Пока мы спускались по лестнице и шли по коридору, товарищ Соломатина — средних лет, светловолосая, гладко причесанная — поделилась своими неотложными заботами. На Красной Пресне строят новые оборонительные укрепления. К субботнику заготовлено 1200 лопат, мешки, носилки. Не хватает кирок и ломов, нечем выковыривать булыжник для сооружения баррикад…

Но разве только Краснопресненский райком партии был всеми помыслами и делами озабочен обороной города, насущными требованиями Западного фронта?

Все двадцать пять райкомов ВКП(б) столицы круглосуточно, с предельным напряжением сил, крепили оборонительные рубежи, пополняли народное ополчение, дивизии, защищавшие Москву, коммунистами и комсомольцами.

Перебирая архивные документы, листая пожелтевшие протоколы заседаний, стенограммы, перечитывая записи, сделанные чернилами, ныне обесцвеченными, пытаюсь воссоздать распорядок жизни города в те дни.
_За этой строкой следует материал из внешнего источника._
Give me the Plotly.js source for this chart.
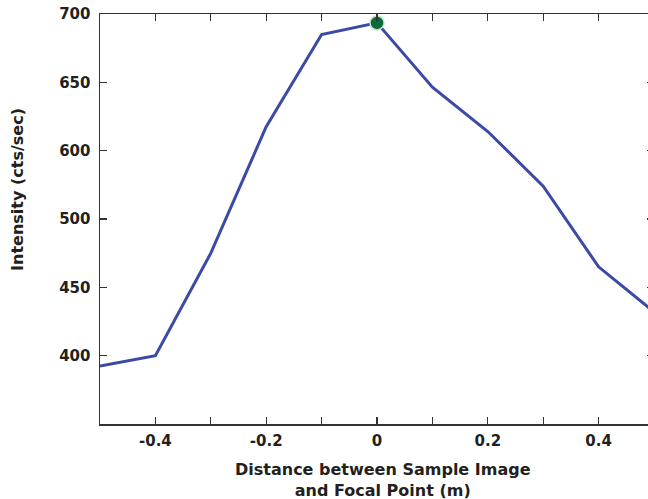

Вся настойчивая, многообразная деятельность партийных и советских органов подчинялась нуждам фронта. Немало задач требовало мгновенного решения, а решалась при этом судьба, жизнь москвичей.

Грудой срочных, важнейших дел, суматохой явлений и задач обрушивался каждый день на генеральный штаб Москвы, каким по праву и по заслугам можно было назвать Московский комитет ВКП(б), руководимый Александром Сергеевичем Щербаковым, и Моссовет во главе с Василием Прохоровичем Прониным.

Пусть Кремлевские звезды были укрыты чехлами, но их свет отчетливо видели защитники столицы во всех блиндажах, окопах, землянках, "секретах", на командных и наблюдательных пунктах.

Вместе с бойцами стояла на своем посту Москва. Город сжимал в руке винтовку. Он стоял настороженный, уверенный в своих силах, готовый к смертному бою, как и подобает фронтовику.